Testing multimodal content requires query variation across modalities. Submit image-focused queries (“what does X look like”), text-focused queries (“what are X’s specifications”), and mixed queries (“is X suitable for Y use case”). Observe which modality dominates responses. If image content consistently loses to text content for image-appropriate queries, image optimization is needed. If text content loses when it should dominate, text-image alignment may be confusing the model.

The structured image pattern improves extraction reliability. Images with clear visual structure (diagrams, charts, infographics with labeled elements) extract better than unstructured images (photos, abstract visuals). Structure provides parsing anchors that help models identify discrete extractable elements. When creating images for AI consumption, favor structured formats over purely aesthetic formats.

Redundancy across modalities is the safest strategy.
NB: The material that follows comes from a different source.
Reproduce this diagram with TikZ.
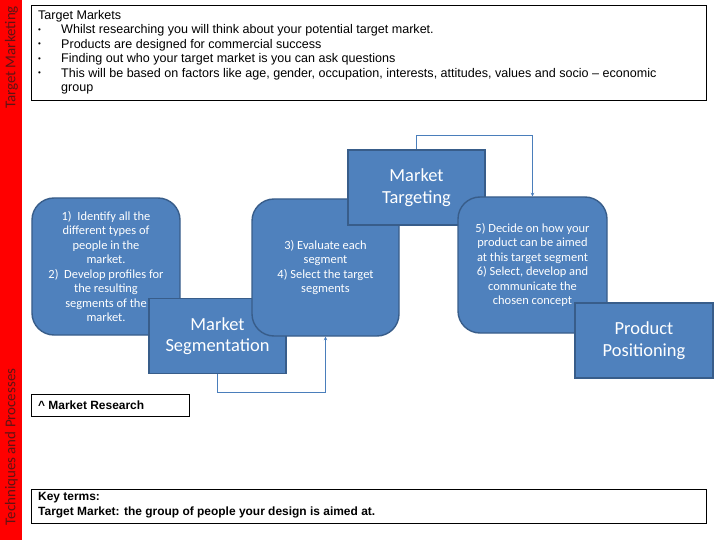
\documentclass[tikz,border=0pt]{standalone}
\usepackage{fontspec}
\setmainfont{Carlito}
\newfontfamily\arialfont{Liberation Sans}
\usepackage{tikz}
\usetikzlibrary{arrows.meta}
\definecolor{stepblue}{HTML}{4F81BD}
\definecolor{stepedge}{HTML}{385D8A}
\definecolor{linkblue}{HTML}{4A7EBB}
\definecolor{sidetext}{RGB}{95,20,20}
\newcommand{\notebullet}{\makebox[23bp][l]{\raisebox{1.5bp}{\fontsize{8}{8}\selectfont\textbullet}}}

\begin{document}
\begin{tikzpicture}[x=1bp, y=-1bp,
    every node/.style={inner sep=0pt},
    stagebox/.style={draw=stepedge, fill=stepblue, line width=1.4bp,
        rounded corners=22bp, minimum width=148bp, minimum height=137bp,
        text=white, align=center, font=\fontsize{12.5}{14.5}\selectfont},
    titlebox/.style={draw=stepedge, fill=stepblue, line width=1.4bp,
        minimum width=137bp, minimum height=75bp,
        text=white, align=center, font=\fontsize{18.5}{21.5}\selectfont},
    notebox/.style={draw=black, line width=0.8bp, fill=white, anchor=north west},
    link/.style={draw=linkblue, line width=1.3bp,
        -{Stealth[length=3.5bp, width=3.5bp]}},
    sidelbl/.style={rotate=90, text=sidetext, font=\fontsize{15}{17}\selectfont}
]
\useasboundingbox (0,0) rectangle (720,540);
% side bar
\fill[red] (0,0) rectangle (22,540);
\node[sidelbl] (sidetop) at (11.5,57.5) {Target Marketing};
\node[sidelbl] (sidebot) at (11.5,447) {Techniques and Processes};
% notes at the top
\node[notebox, minimum width=675bp, minimum height=95bp] (markets) at (31,5) {};
\node[anchor=north west, align=left,
    font=\arialfont\fontsize{12.6}{14.5}\selectfont] (marketstxt) at (38,10)
    {Target Markets\\
     \notebullet Whilst researching you will think about your potential target market.\\
     \notebullet Products are designed for commercial success\\
     \notebullet Finding out who your target market is you can ask questions\\
     \notebullet This will be based on factors like age, gender, occupation, interests, attitudes, values and socio – economic\\
     \hspace*{23bp}group};
% stages
\node[stagebox] (segsteps) at (106,266.5)
    {1)~~Identify all the\\different types of\\people in the\\market.\\
     2)~~Develop profiles for\\the resulting\\segments of the\\market.};
\node[titlebox] (seg) at (217.5,336) {Market\\Segmentation};
\node[stagebox, minimum width=147bp] (targsteps) at (325.5,267.5)
    {3) Evaluate each\\segment\\4) Select the target\\segments};
\node[titlebox] (targ) at (416.5,187.5) {Market\\Targeting};
\node[stagebox, minimum width=149bp, minimum height=136bp] (possteps) at (532.5,265)
    {5) Decide on~how your\\product can be aimed\\at this target segment\\
     6) Select, develop and\\communicate the\\chosen concept};
\node[titlebox, minimum width=138bp] (pos) at (644,340.5) {Product\\Positioning};
% connectors
\draw[link] (seg.south) -- ++(0,18) -| (targsteps.south);
\draw[link] (targ.north) -- ++(0,-14) -| (possteps.north);
% notes at the bottom
\node[notebox, minimum width=158bp, minimum height=22bp] (research) at (31,394) {};
\node[anchor=west, font=\arialfont\bfseries\fontsize{12}{14}\selectfont]
    (researchtxt) at (38,405.5) {\^{} Market Research};
\node[notebox, minimum width=675bp, minimum height=34bp] (keyterms) at (31,489) {};
\node[anchor=north west, align=left,
    font=\arialfont\bfseries\fontsize{12}{15}\selectfont] (keytermstxt) at (38,492.5)
    {Key terms:\\Target Market: the group of people your design is aimed at.};
\end{tikzpicture}
\end{document}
Express important information in text, in images, in alt text, and in captions. Each expression pathway has independent extraction probability. Multiple pathways multiply extraction probability at the cost of apparent redundancy to human readers. For AI-facing content, redundancy is feature, not bug.

Image density affects processing priority. Pages with many images dilute attention across images. A single well-optimized image may receive more processing attention than ten competing images. Consolidate image content where possible rather than spreading across many small images. One comprehensive product image outperforms a gallery of partial views for AI extraction purposes.